Ken MacLeod's comments.
The title comes from two quotes:
“Work as if you lived in the early days of a better nation.”—Alasdair Gray.
“If these are the early days of a better nation, there must be hope, and a hope of peace is as good as any, and far better than a hollow hoarding greed or the dry lies of an aweless god.”—Graydon Saunders
Theology is like organized sports: you can argue about the rules, but they only matter if you want to play the game. If you'd rather spend an afternoon at the museum or a day in a boat on the river, the rules of cricket are completely irrelevant.
From the sublime to the ridiculous.

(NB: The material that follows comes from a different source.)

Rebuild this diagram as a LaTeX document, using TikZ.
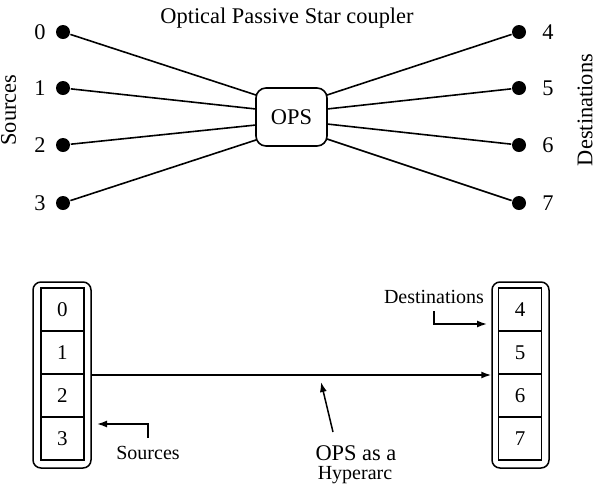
\documentclass[tikz,border=0pt]{standalone}
\usepackage{fontspec}
\setmainfont{Liberation Serif}
\usetikzlibrary{arrows.meta}
\begin{document}
\begin{tikzpicture}[x=0.5pt,y=-0.5pt, line width=0.8pt,
 dot/.style={circle,fill=black,inner sep=0pt,minimum size=7pt},
 lbl/.style={font=\fontsize{11.2}{13}\selectfont, inner sep=0pt},
 small/.style={font=\fontsize{10}{12}\selectfont, inner sep=0pt},
 cell/.style={draw,line width=0.75pt,minimum width=21.5pt,minimum height=21.5pt,inner sep=0pt,font=\fontsize{10.5}{12}\selectfont},
 frame/.style={draw,line width=0.75pt,rounded corners=4pt,minimum height=93pt,inner sep=0pt},
 opsbox/.style={draw,rounded corners=5pt,minimum width=35.5pt,minimum height=29pt,inner sep=0pt,font=\fontsize{11.2}{13}\selectfont},
 arr/.style={line width=0.75pt,-{Latex[length=5pt,width=3.5pt]}}]
\useasboundingbox (0,0) rectangle (600,489);

% ---------- top part ----------
\node[lbl] (title) at (287,18) {Optical Passive Star coupler};
\node[lbl,rotate=90] (srcs) at (8.5,110) {Sources};
\node[lbl,rotate=90] (dsts) at (585,110) {Destinations};

\node[opsbox] (ops) at (291.5,117) {OPS};

\foreach \i/\y in {0/32,1/88,2/145,3/203}{
  \node[dot] (s\i) at (63,\y) {};
  \node[lbl] (ls\i) at (40,\y) {\i};
}
\foreach \i/\y in {4/32,5/88,6/145,7/203}{
  \node[dot] (d\i) at (519,\y) {};
  \node[lbl] (ld\i) at (548,\y) {\i};
}

\coordinate (o0) at (256,95);
\coordinate (o1) at (256,109);
\coordinate (o2) at (256,125);
\coordinate (o3) at (256,140);
\coordinate (o4) at (327,95);
\coordinate (o5) at (327,109);
\coordinate (o6) at (327,124);
\coordinate (o7) at (327,139);

\foreach \i in {0,1,2,3}{ \draw (s\i) -- (o\i); }
\foreach \i in {4,5,6,7}{ \draw (o\i) -- (d\i); }

% ---------- bottom part ----------
\node[frame,minimum width=29pt] (lf) at (62,375) {};
\node[frame,minimum width=28.5pt] (rf) at (520.5,375) {};

\foreach \i/\y in {0/309.5,1/352.5,2/395.5,3/438.5}{
  \node[cell] (c\i) at (62.5,\y) {\i};
}
\foreach \i/\y in {4/309.5,5/352.5,6/395.5,7/438.5}{
  \node[cell] (c\i) at (520,\y) {\i};
}

\draw[arr] (lf.east) -- (rf.west);

\node[small] (srclbl) at (148,453) {Sources};
\coordinate (sa) at (148,438);
\coordinate (sb) at (97,424);
\draw[arr] (sa) |- (sb);

\node[small] (dstlbl) at (434,297) {Destinations};
\coordinate (da) at (434,311);
\coordinate (db) at (487,324);
\draw[arr] (da) |- (db);

\node[lbl] (opsa) at (356,453) {OPS as a};
\node[small] (hyp) at (355,475) {Hyperarc};
\coordinate (ha) at (333,432);
\coordinate (hb) at (321,382);
\draw[arr] (ha) -- (hb);
\end{tikzpicture}
\end{document}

The sad thing is that I thought Gutting was starting to put together rather a powerful Humean argument against religion by the end of the column - it certainly deserved a better response than "yeah well what if there is no God? what about that? you didn't think of that, did you?"

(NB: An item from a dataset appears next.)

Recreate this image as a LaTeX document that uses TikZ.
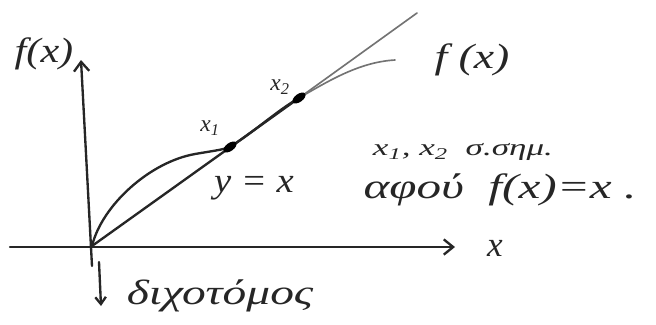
\documentclass[tikz,border=0pt]{standalone}
\usepackage{fontspec}
\setmainfont{Liberation Serif}
\usetikzlibrary{arrows.meta,calc,shapes.geometric}
\begin{document}
\begin{tikzpicture}[x=0.03cm,y=-0.03cm,
  ink/.style={line width=2pt, line cap=round, line join=round, black!85},
  thin ink/.style={line width=1.4pt, line cap=round, line join=round, black!55},
  axisarrow/.style={-{Straight Barb[length=8pt,width=13pt,line width=2pt]}},
  lbl/.style={font=\itshape\fontsize{30}{34}\selectfont, inner sep=0pt, black!85},
  small lbl/.style={font=\itshape\fontsize{20}{24}\selectfont, inner sep=0pt, black!85},
  fixdot/.style={ellipse, fill=black, draw=none, inner sep=0pt, minimum width=0.45cm, minimum height=0.24cm, rotate=35.6}]
\useasboundingbox (0,0) rectangle (656,324);
% coordinates
\coordinate (O) at (92,246);
\coordinate (ybot) at (92,266);
\coordinate (ytop) at (81,60);
\coordinate (xstart) at (10,247);
\coordinate (xend) at (455,247);
\coordinate (Lend) at (417,13);
\coordinate (Fend) at (395,60);
\coordinate (X1) at (230,147);
\coordinate (X2) at (299,98);
\coordinate (a1) at (99,262);
\coordinate (a2) at (101,306);
% axes
\draw[ink,axisarrow] (xstart) -- (xend);
\draw[ink,axisarrow] (ybot) -- (ytop);
% y = x
\draw[ink] (O) -- (X2);
\draw[thin ink] (X2) -- (Lend);
% f(x)
\draw[ink] (O) .. controls (102,205) and (150,162) .. (195,154)
  .. controls (212,151) and (222,150) .. (X1)
  .. controls (255,131) and (278,110) .. (X2);
\draw[thin ink] (X2) .. controls (330,80) and (360,62) .. (Fend);
% fixed points
\node[fixdot] (p1) at (X1) {};
\node[fixdot] (p2) at (X2) {};
% arrow to bisector label
\draw[ink,-{Straight Barb[length=6pt,width=9pt,line width=2pt]}] (a1) -- (a2);
% labels
\node[lbl] (fy) at (44,54) {\scalebox{1.2}[1]{f(x)}};
\node[lbl] (fr) at (472,60) {\scalebox{1.3}[1]{f (x)}};
\node[lbl] (xl) at (495,248) {x};
\node[small lbl] (l1) at (210,128) {x\textsubscript{1}};
\node[small lbl] (l2) at (280,87) {x\textsubscript{2}};
\node[lbl] (yx) at (254,188) {\scalebox{1.1}[1]{y = x}};
\node[small lbl] (note1) at (463,152) {\scalebox{1.5}[1]{x\textsubscript{1}, x\textsubscript{2} \ σ.σημ.}};
\node[lbl] (note2) at (500,190) {\scalebox{1.4}[1]{αφού \ f(x)=x .}};
\node[lbl] (bis) at (220,296) {\scalebox{1.35}[1]{διχοτόμος}};
\end{tikzpicture}
\end{document}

Phil - well yes, exactly. Gutting's argument is quite dizzying: even if God exists, you can never be sure that your religion isn't the result of a false revelation (whether of supernatural origin or not) or that your spiritual experience isn't mere delusion, all permitted by God for a greater good that we can't understand but God can. And after all, many believers do believe that about believers in other religions, and about believers in the wrong division of their own religion. So they are in the same boat.
On second thoughts, it's rather like Calvinism scaled up to the cosmic scale. Your hopes and fears, your struggle with right and wrong and the dictates of your conscience, might be all for nothing, because you might have been always already damned - and in that case that would have been part of the divine plan. God is Cthulhu, to you (or to all of us in Gutting's version).
There are only two counter-arguments to Gutting that I can see. One is C.S. Lewis's (in his sf phase): Earth is special, because it's the neighbourhood of Bethlehem; there was only one Incarnation and we got it. I don't think that's beyond undermining, although it would take some pretty heretical theology. The other, to which I'm temperamentally more inclined, is Sydney Carter's: there's only one revelation of the Divine, here or on any other planet, and it's what we know as God. Mind you, that's probably just as heretical if you follow it through - I think you'd end up with something rather Don Cupitt-ish idea of religion as just something that reflective species do.
Your comment form is now asking me to prove I'm not a robot. Would that I could!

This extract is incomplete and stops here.